I Am Leaving, But My Heart Stays With HIAS
By Joyce Kanja
Nov 05, 2019
(HIAS)
Joyce Kanja left HIAS earlier this year after working as the Chad country director for 11 years. She oversaw a staff of over 100 and expanded operations to help 350,000 refugees. Here are her reflections on leaving HIAS:
I joined HIAS as a psychosocial counseling professional in Chad at the end of 2007. I took up my duties in the Gaga refugee camp where HIAS was in charge of implementing psychosocial services and prevention and response to sexual and gender-based violence (SGBV). I worked with a team of Chadian staff and refugee community mobilizers who are the backbone of HIAS work in the camps.
I immediately fell in love with the work I was doing and developed a very close bond with the refugees. I enjoyed conducting home visits and seeing a smile on a refugee’s face after our conversation.
After two months of work in Gaga camp, fighting broke out in the country and it was decided that the HIAS staff was not safe and needed to be evacuated from the camps. One morning, while I was in the process of conducting a counseling session with a group of female SGBV survivors, a military officer burst into the room and ordered me to stop what I was doing and report at the assembly point with my staff in order to be escorted out of the camp. In my naivete, I tried to explain to him that I was in the middle of counseling and he shouted back, “Madam, ten minutes or we leave you here!”
I explained to my clients that I had to leave for security reasons.
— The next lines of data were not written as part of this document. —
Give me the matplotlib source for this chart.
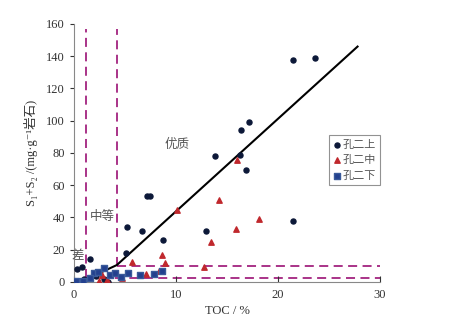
import numpy as np
import matplotlib
matplotlib.use("Agg")
import matplotlib.pyplot as plt

plt.rcParams['font.family'] = ['Liberation Serif', 'DejaVu Serif', 'Noto Sans CJK SC']

# 孔二上
up_x = [21.5, 23.6, 17.2, 16.4, 13.8, 16.3, 16.9, 21.5, 12.9, 7.2, 7.5, 5.2, 6.7, 8.7,
        5.1, 1.6, 0.75, 0.3, 2.9, 3.3, 0.2, 1.0, 2.2]
up_y = [137.7, 139, 99.2, 94.3, 78, 78.6, 69.5, 38, 31.8, 53.3, 53.3, 33.9, 31.8, 25.9,
        18.2, 14.1, 9.5, 7.9, 1.7, 0.2, 0.5, 2, 4]
# 孔二中
mid_x = [16.0, 14.2, 10.1, 18.1, 15.9, 13.4, 12.7, 5.7, 8.9, 8.6, 2.7, 2.5, 4.7, 7.1, 8.3, 3.2]
mid_y = [75.7, 50.7, 44.5, 39, 32.8, 25, 9.5, 12.6, 12, 16.7, 4.3, 0.5, 2.3, 5, 7, 1.5]
# 孔二下
low_x = [2.9, 2.0, 1.6, 0.9, 3.5, 4.0, 5.3, 6.5, 7.8, 8.6, 0.2, 2.4, 4.6]
low_y = [8.5, 5.4, 2.3, 0.8, 4.3, 5.4, 5.4, 4.3, 5.0, 7.0, 0.5, 6.5, 3.0]

# boundary line and grade limits
line_x = [0.1, 1.0, 2.0, 3.0, 4.2, 27.8]
line_y = [0.0, 1.0, 4.0, 7.0, 10.5, 146.0]
toc_lo, toc_hi = 1.2, 4.2
s_lo, s_hi = 2.5, 10

fig = plt.figure(figsize=(4.52, 3.30), dpi=100)
ax = fig.add_axes([0.1637, 0.1455, 0.677, 0.7818])

dash = dict(color="#a3237f", linestyle=(0, (5, 3)), linewidth=1.3, zorder=1)
ax.plot([toc_lo, toc_lo], [s_lo, 157], **dash)
ax.plot([toc_hi, toc_hi], [s_hi, 157], **dash)
ax.plot([toc_hi, 30], [s_hi, s_hi], **dash)
ax.plot([toc_lo, 30], [s_lo, s_lo], **dash)

ax.plot(line_x, line_y, color="black", linewidth=1.5, zorder=2)

ax.scatter(up_x, up_y, s=13, marker="o", color="#0c1838", label="孔二上", zorder=3)
ax.scatter(mid_x, mid_y, s=15, marker="^", color="#c0282d", label="孔二中", zorder=3)
ax.scatter(low_x, low_y, s=17, marker="s", color="#23408e", edgecolors="#3a5a9a",
           label="孔二下", zorder=3)

txt = dict(color="#555555", fontsize=9, family=['Noto Sans CJK SC'])
ax.text(10.1, 85, "优质", ha="center", va="center", **txt)
ax.text(2.8, 40.5, "中等", ha="center", va="center", **txt)
ax.text(0.4, 16.5, "差", ha="center", va="center", **txt)

ax.set_xlim(0, 30)
ax.set_ylim(0, 160)
ax.set_xticks([0, 10, 20, 30])
ax.set_yticks(np.arange(0, 161, 20))
ax.tick_params(axis="x", direction="in", length=4, labelsize=9, colors="#333333", pad=5)
ax.tick_params(axis="y", direction="out", length=3, labelsize=9, colors="#333333")
for s in ["top", "right"]:
    ax.spines[s].set_visible(False)
for s in ["left", "bottom"]:
    ax.spines[s].set_color("#888888")

ax.set_xlabel("TOC / %", fontsize=9, color="#333333", labelpad=3)
ax.set_ylabel("S\u2081+S\u2082 /(mg·g\u207b\u00b9岩石)", fontsize=9, color="#333333", labelpad=6)

leg = ax.legend(loc="upper left", bbox_to_anchor=(0.833, 0.57), fontsize=8,
                frameon=True, fancybox=False, handlelength=0.6, handletextpad=0.2,
                borderpad=0.4, labelspacing=0.5, borderaxespad=0)
leg.get_frame().set_edgecolor("#777777")
leg.get_frame().set_linewidth(0.8)
for t in leg.get_texts():
    t.set_color("#555555")
    t.set_family(['Noto Sans CJK SC'])

fig.savefig("out.png", dpi=100)
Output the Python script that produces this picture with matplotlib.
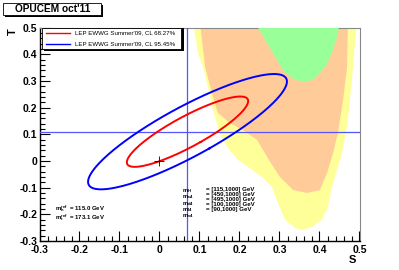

One young woman looked at me with sadness in her eyes and said, “If you, our mama, leave us, who will take care of us?” Those words and the hopelessness in her voice stung me. There and then I decided that I was going to stay, come war or come peace!
When I started working at HIAS, we were implementing activities in five camps, and within a period of 4 years, our services expanded to 11 camps. A year later we grew more and today we have operations in 13 locations in eastern Chad serving more than 350,000 Darfuri refugees.
During my tenure I worked on many programs, including psychosocial counseling and support; peace education and conflict resolution; and general food distribution. In order to support SGBV survivors to recover and regain their dignity, we teach them skills to help take their minds off the trauma they have experienced, as well as provide them with the means to earn a living. These skills include weaving, basket making, and bread making, to name just a few.
I will miss going to the refugee camps and seeing the people we have assisted. I will miss seeing the refugee staff /community mobilizers traversing the camps and proudly wearing HIAS gear. And I hope that one day, I will get another opportunity to serve displaced persons.
I came to HIAS as simply Joyce Kanja. But I leave with many titles. To the refugees and staff I am Mama Joyce. To the imam in charge of the mosque next to our office, I am the lady heading a Jewish organization in Chad. To the partners and authorities, I am Mama HIAS.